PROBLEM DETAILS → Retype, please, the listing from its opening line through the line that contains "from matplotlib.ticker import", both included, without the pictures.

>> begin

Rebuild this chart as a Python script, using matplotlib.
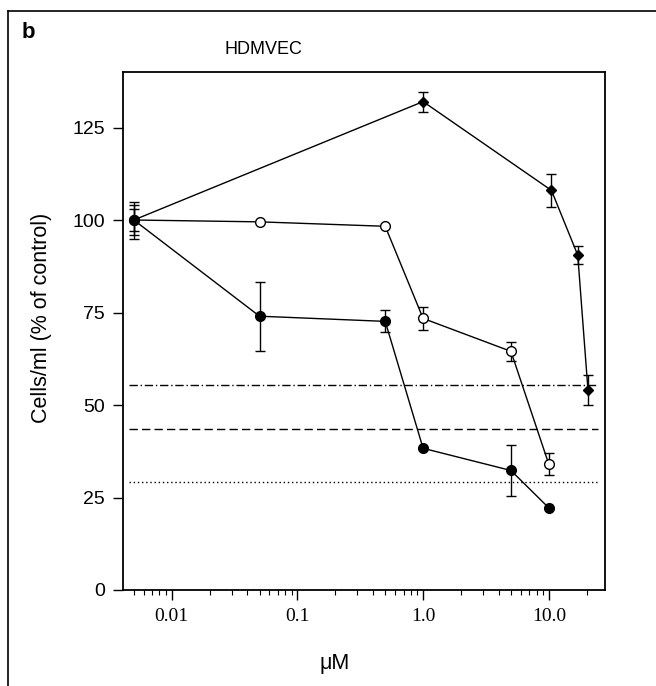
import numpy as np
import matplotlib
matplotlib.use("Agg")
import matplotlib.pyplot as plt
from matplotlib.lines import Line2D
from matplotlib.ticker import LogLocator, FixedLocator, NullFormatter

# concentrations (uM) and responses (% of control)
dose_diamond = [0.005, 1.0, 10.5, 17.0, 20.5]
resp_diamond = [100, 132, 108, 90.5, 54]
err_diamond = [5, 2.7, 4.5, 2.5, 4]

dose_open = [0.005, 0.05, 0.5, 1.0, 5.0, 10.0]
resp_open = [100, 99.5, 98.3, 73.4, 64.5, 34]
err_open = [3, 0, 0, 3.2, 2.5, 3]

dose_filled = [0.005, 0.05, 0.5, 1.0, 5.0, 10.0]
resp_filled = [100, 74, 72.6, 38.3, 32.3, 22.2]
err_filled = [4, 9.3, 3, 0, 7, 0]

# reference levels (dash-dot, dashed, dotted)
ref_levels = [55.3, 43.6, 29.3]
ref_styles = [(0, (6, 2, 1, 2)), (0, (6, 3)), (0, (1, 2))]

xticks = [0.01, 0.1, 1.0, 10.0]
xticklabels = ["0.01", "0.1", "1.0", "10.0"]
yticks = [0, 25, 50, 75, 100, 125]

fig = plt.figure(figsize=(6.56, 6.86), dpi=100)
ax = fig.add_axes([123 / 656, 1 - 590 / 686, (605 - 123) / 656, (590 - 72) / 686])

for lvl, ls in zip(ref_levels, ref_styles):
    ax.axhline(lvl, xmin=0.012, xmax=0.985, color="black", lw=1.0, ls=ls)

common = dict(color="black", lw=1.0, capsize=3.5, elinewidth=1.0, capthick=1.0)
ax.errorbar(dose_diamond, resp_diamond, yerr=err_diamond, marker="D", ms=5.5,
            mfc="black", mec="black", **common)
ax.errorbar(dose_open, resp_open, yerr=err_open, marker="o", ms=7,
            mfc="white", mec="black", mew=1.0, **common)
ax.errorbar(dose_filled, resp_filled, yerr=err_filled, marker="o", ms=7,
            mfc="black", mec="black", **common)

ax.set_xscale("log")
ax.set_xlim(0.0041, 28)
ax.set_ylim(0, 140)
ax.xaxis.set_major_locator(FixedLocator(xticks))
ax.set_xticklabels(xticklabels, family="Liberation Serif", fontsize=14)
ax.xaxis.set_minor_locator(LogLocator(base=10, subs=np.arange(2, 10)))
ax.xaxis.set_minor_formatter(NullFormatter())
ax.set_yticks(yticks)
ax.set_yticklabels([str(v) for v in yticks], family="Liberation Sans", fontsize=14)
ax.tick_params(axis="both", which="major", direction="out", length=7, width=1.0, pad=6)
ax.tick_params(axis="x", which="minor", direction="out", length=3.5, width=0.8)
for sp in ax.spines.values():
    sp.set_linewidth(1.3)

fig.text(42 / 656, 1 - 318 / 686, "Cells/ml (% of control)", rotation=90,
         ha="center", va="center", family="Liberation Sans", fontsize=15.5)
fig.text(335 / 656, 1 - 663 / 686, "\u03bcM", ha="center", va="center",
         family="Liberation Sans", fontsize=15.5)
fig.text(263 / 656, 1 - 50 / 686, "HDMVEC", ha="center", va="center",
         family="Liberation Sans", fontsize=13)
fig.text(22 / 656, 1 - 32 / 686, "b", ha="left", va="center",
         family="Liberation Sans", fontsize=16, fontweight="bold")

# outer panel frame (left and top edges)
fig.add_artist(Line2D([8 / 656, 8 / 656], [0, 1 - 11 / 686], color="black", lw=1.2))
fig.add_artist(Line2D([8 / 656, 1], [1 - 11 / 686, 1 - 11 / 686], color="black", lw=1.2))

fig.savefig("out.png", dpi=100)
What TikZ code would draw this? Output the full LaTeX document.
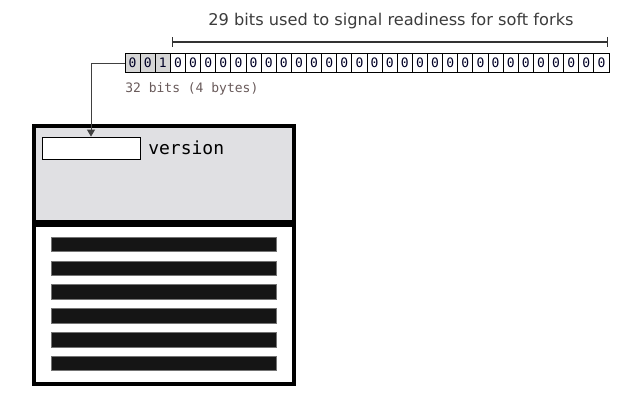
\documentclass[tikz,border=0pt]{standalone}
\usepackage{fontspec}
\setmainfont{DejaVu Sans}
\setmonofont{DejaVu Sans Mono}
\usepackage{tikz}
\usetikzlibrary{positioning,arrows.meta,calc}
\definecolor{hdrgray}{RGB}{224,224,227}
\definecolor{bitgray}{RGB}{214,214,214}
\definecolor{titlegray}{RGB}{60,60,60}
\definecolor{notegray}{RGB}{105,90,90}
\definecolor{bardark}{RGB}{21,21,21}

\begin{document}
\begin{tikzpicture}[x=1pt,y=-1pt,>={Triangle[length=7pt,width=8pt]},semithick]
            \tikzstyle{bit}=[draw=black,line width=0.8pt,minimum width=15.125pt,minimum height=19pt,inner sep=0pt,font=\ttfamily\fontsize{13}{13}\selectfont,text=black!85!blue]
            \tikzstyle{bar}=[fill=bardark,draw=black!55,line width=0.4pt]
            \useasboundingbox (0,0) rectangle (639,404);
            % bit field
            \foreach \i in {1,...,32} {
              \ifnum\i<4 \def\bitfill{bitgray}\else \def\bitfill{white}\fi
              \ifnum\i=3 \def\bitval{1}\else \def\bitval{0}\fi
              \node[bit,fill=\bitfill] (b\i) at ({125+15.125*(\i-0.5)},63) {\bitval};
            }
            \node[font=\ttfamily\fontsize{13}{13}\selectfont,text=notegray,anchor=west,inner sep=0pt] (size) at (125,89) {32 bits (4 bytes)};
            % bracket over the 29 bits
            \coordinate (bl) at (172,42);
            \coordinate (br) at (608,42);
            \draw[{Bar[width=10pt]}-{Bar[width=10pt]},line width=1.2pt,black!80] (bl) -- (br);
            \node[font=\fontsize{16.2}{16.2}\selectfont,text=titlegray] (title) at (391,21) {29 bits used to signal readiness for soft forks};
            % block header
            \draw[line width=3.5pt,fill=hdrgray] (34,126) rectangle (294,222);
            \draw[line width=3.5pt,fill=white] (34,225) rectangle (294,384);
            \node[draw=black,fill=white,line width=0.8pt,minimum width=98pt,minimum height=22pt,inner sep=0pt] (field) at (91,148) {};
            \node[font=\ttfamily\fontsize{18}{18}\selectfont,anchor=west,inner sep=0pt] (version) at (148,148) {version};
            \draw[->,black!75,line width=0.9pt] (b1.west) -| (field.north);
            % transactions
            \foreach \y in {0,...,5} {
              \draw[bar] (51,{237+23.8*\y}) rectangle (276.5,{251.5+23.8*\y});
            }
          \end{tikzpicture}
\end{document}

>> end

COMPLETED TASK →
Rebuild this chart as a Python script, using matplotlib.
import numpy as np
import matplotlib
matplotlib.use("Agg")
import matplotlib.pyplot as plt
from matplotlib.lines import Line2D
from matplotlib.ticker import LogLocator, FixedLocator, NullFormatter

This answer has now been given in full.